In terms of domestic factors, the announcement of the capital and business tie-up between SBI Holdings (8473) and Shimane Bank (7150) on 6/9 has served as a positive influence. In addition to Shimane Bank receiving investment from SBI, the cooperation in the retail of financial products, etc., marks SBI’s first step in their plan that boasts to cooperate with nationwide local banks. The Financial Services Agency, who hopes that SBI will enhance the credit of local banks facing the predicament of a shrinking regional economy and take over their regeneration, has expressed their stance in supporting the plan. Local banks are neglected, seen as typical cheap stocks with their BPS (net assets per stock) significantly lower than their stock prices, and have been pushed back by the fall in stock prices following the downturn. Due to expectations of an expansion in the capital and business tie-up, the stocks of local banks will serve as an ignition point where buyers will spread to bank and securities stocks, and then we can begin to see signs of increased buying on overall low PBR (price-to-book ratio) stocks. It may be approaching the right time for a level adjustment and a revision to the overall market from the aspect of asset value in addition to business performance. 

In the 17/9 issue, we will be covering Marudai Foods (2288), Nippon Parking Development (2353), Tokyo Century (8439), SBI Holdings (8473), Japan Exchange Group (8697) and Saison Information Systems (9640).

  • Marudai Food Co., Ltd. (2288)   2,234 yen (13/9 closing price)

・Founded in Osaka in 1954. In addition to carrying out the processed food business involving the manufacture and retail of various cooking processed food, ham and sausages, and the meat business involving the processing and retail of meat, company also conducts services such as the insurance agency business related to those, etc.

・For 1Q (Apr-Jun) results of FY2020/3 announced on 6/8, net sales increased by 4.5% to 61.393 billion yen compared to the same period the previous year, and operating income increased by 2.8 times to 1.431 billion yen.

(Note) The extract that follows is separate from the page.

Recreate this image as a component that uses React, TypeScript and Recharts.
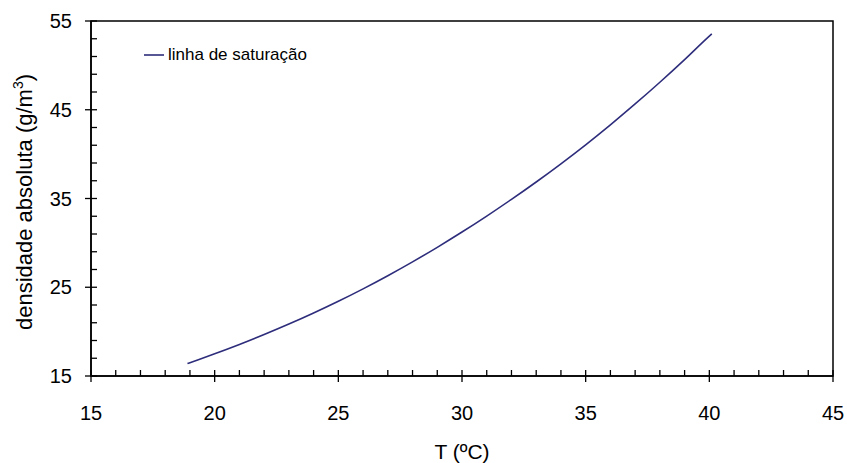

Despite their mainstay ham and sausages department and the meat business decreasing in revenue, a significant increase in cooking processed foods such as their retort pouch curry, “Sundubu” and “Salad Chicken” range, etc., have led to an increase in both sales and profit. 

・For its full year plan, net sales is expected to increase by 2.9% to 250 billion yen compared to the previous year, and operating income to increase by 55.3% to 3.5 billion yen. As a plan to transform their business structure by reinforcing their cooking processed foods, the company established a new factory for convenience stores in the previous year to counteract labour shortages. Good results from these strategies have already shown in the form of a profit increase in the 1Q. In addition to shareholder incentives, their positive attitude towards a return to shareholders, such as from their announcement on 26/8 to carry out a stock buyback, etc. is also likely to be highly rated.

  • Nippon Parking Development Co., Ltd. (2353)   173 yen (13/9 closing price)

・Established in 1991. Expands the directly-managed business, effectively utilises non-operating parking spaces focusing on the consulting related to parking spaces, company also expands the leasing business entices excellent customers to non-operating parking spaces, the management business that carries out parking space management on behalf, as well as the VA services business which carries out due diligence and renewal consulting of parking spaces, etc.  

・For FY2019/7 results announced on 6/9, net sales increased by 7.1% to 24.381 billion yen compared to the previous period, operating income increased by 17.7% to 4.157 billion yen, and net income increased by 27.7% to 2.823 billion yen. The progress in efforts to acquire overseas large-scale commercial facility parking spaces have renewed their record sales. Profitability has also improved due to price adjustments and sales promotion activities utilising manned operation.

・For FY2020/7 plan, net sales is expected to increase by 6.6% to 26 billion yen compared to the previous year, operating income to increase by 8.2% to 4.5 billion yen, and net income to increase by 0.6% to 2.84 billion yen. More or less finishing with the process of profit improvement of existing unprofitable properties across the nation up to FY2019/7 has led to significant improvement in their monthly contract ratio. Company’s future policy is to focus on acquiring new properties.